Friday, April 12, 2013

Myth-busting, or Ken Livingstone is still a lying little shit

If there's one person I was just dying to hear from on Thatcher it was Ken Livingstone. He's keen to dispel the myths about Thatcher and Thatcherism. It's too close to the weekend for me to want to plough through the whole thing line by line, but here are just a few highlights.
Unlike previous governments, Thatcher's never commanded anything close to a majority in a general election.
The last Government to win an absolute majority in a general election was the National Government of 1931. That was something of an anomaly (given that this was explicitly a coalition party); the previous party to have won an absolute majority was Lord Salisbury's Conservative & Liberal Unionists in 1900. All Livingstone is doing is highlighting the re-birth of third party politics in the 1970s.
Thatcher's great friend Augusto Pinochet used machine guns to control labour, whereas Thatcher used the less drastic means of anti-union laws. But their goal was the same, to reduce the share of working class income in the economy.
Nonsense, and unpleasant nonsense to boot.
Thatcher's destruction of industry, combined with financial deregulation and the "big bang", began the decline of saving and accumulation of private- and public-sector debt that led directly to the banking crisis of 2008.
As we have seen, Big Bang was part of a trend of increased financial regulation in the 1980s. Livingstone is either too ignorant or too dishonest to acknowledge this. This also applies to his depiction of savings ratios: the ratio was consistently higher under Thatcher than it had been in the 1950s and 1960s, and appreciably higher than it was to become under Blair or Brown. To put it another way:
Savings and investments recorded their biggest rise in value in the 1980s with a real increase of 125%. The worst performing decade for savings and investment was the 1970s when their real value fell by 15%.
And then there's this:
Public investment was slashed. By the end of her time in office the military budget vastly exceeded net public investment. 
Here is a link to a graph showing UK Net Public Investment from 1970 to 2000 (page 14). It peaks in 1974/5 (just after the Healey budget we were talking about yesterday) at about £33bn (at 1999 prices). It then falls precipitously so that by the time Thatcher takes office it stands at about £14bn. It fluctuates thereafter, but by the time she leaves office it stands at roughly the same level. On that basis it's hard to say that it was slashed. Indeed, since a substantial proportion of NPI was made up of publicly owned companies, and given that these were largely privatised during the 1980s, it's clear that NPI in other areas must actually have increased.

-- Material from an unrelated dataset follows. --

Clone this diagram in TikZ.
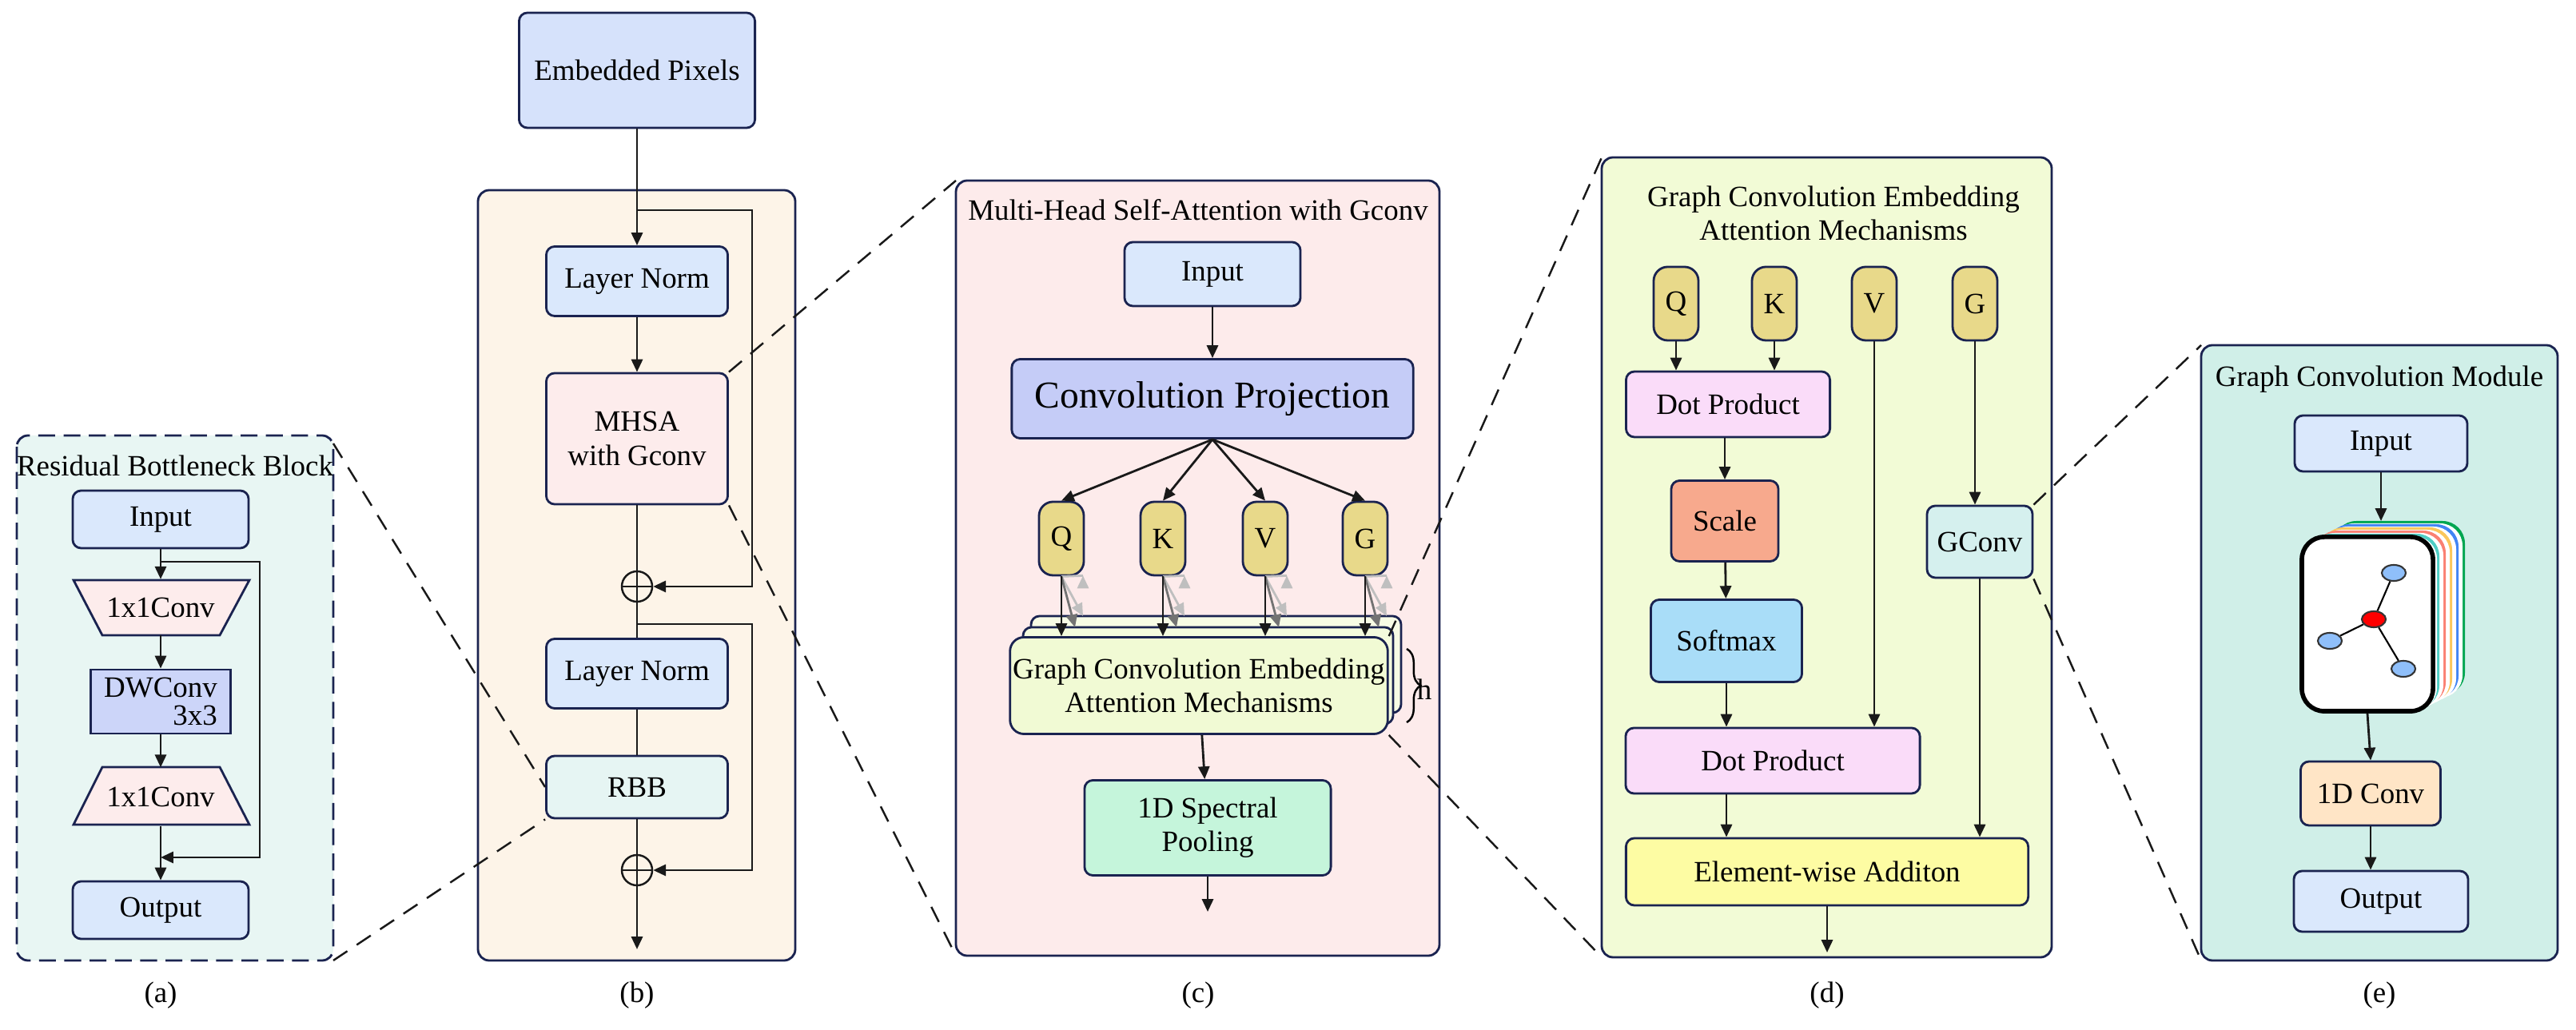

In any event, the link to defence spending is fatuous. Defence spending fell precipitously as a proportion of GDP over the Thatcher years from roughly 13.5% to a mere 4% - but both figures were vastly in excess of the proportion spent on NPI, which peaked at under 7% in the early 1970s, and was roughly 2% when Thatcher took office. The "military budget vastly exceeded net public investment" at any period in UK history you could mention.

You're left with the perennial question: is Livingstone ignorant and unpleasant, or lying and unpleasant?

1 Comments:

Blogger Sean O'Hare said...

That's an easy one. He's ignorant, lying and unpleasant.